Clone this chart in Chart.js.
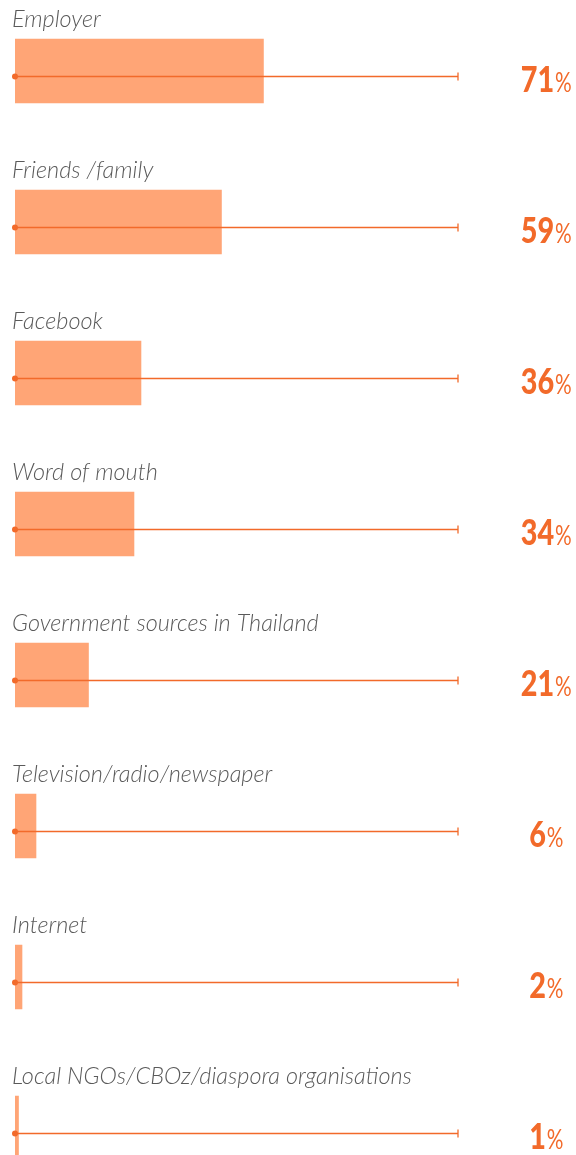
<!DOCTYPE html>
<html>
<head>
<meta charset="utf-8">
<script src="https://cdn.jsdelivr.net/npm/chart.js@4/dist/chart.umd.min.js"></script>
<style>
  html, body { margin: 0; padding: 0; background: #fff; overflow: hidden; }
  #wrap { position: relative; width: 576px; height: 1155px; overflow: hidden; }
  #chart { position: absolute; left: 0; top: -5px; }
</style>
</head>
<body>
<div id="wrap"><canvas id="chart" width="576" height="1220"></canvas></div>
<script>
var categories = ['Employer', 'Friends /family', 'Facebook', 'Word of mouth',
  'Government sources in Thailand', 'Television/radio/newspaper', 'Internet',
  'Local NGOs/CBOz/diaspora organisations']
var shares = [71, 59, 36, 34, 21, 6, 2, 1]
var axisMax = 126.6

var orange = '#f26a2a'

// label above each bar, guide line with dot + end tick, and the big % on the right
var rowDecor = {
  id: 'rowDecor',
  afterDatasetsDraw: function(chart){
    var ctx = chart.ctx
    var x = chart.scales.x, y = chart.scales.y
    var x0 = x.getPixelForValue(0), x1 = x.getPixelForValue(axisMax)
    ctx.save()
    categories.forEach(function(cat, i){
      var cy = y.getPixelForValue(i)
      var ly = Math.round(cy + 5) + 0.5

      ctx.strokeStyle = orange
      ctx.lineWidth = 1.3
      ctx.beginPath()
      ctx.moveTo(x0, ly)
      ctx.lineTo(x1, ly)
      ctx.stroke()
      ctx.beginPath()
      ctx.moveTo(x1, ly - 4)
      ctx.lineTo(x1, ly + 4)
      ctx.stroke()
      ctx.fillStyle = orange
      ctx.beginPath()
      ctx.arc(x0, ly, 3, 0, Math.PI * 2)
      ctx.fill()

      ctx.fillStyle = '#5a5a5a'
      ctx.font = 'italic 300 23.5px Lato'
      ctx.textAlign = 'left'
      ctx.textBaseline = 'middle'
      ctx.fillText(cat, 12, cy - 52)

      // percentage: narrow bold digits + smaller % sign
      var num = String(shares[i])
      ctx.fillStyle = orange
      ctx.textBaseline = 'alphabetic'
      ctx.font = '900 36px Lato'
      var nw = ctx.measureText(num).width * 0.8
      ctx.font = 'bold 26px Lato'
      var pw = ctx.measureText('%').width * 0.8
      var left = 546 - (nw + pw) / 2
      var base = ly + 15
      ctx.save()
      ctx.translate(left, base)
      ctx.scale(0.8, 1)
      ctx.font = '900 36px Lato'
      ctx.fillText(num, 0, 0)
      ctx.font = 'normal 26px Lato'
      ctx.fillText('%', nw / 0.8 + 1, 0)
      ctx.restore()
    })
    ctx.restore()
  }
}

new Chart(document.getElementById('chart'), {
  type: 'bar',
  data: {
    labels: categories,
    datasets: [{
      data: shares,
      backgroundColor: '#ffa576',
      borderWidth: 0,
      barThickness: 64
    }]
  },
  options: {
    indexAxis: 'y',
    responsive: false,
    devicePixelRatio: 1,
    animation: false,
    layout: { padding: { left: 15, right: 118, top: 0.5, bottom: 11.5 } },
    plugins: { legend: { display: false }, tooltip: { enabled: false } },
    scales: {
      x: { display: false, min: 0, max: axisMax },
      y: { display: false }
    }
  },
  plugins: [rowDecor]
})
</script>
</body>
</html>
++++++
→ **DESCRIPTION OF THE TASK**
Please extract exactly the lines of the data, from the first through the line containing "var ly = Math.round(cy + 5) + 0.5", and add no pictures to the copy.

→ **EXERCISE SOLUTION**
Clone this chart in Chart.js.
<!DOCTYPE html>
<html>
<head>
<meta charset="utf-8">
<script src="https://cdn.jsdelivr.net/npm/chart.js@4/dist/chart.umd.min.js"></script>
<style>
  html, body { margin: 0; padding: 0; background: #fff; overflow: hidden; }
  #wrap { position: relative; width: 576px; height: 1155px; overflow: hidden; }
  #chart { position: absolute; left: 0; top: -5px; }
</style>
</head>
<body>
<div id="wrap"><canvas id="chart" width="576" height="1220"></canvas></div>
<script>
var categories = ['Employer', 'Friends /family', 'Facebook', 'Word of mouth',
  'Government sources in Thailand', 'Television/radio/newspaper', 'Internet',
  'Local NGOs/CBOz/diaspora organisations']
var shares = [71, 59, 36, 34, 21, 6, 2, 1]
var axisMax = 126.6

var orange = '#f26a2a'

// label above each bar, guide line with dot + end tick, and the big % on the right
var rowDecor = {
  id: 'rowDecor',
  afterDatasetsDraw: function(chart){
    var ctx = chart.ctx
    var x = chart.scales.x, y = chart.scales.y
    var x0 = x.getPixelForValue(0), x1 = x.getPixelForValue(axisMax)
    ctx.save()
    categories.forEach(function(cat, i){
      var cy = y.getPixelForValue(i)
      var ly = Math.round(cy + 5) + 0.5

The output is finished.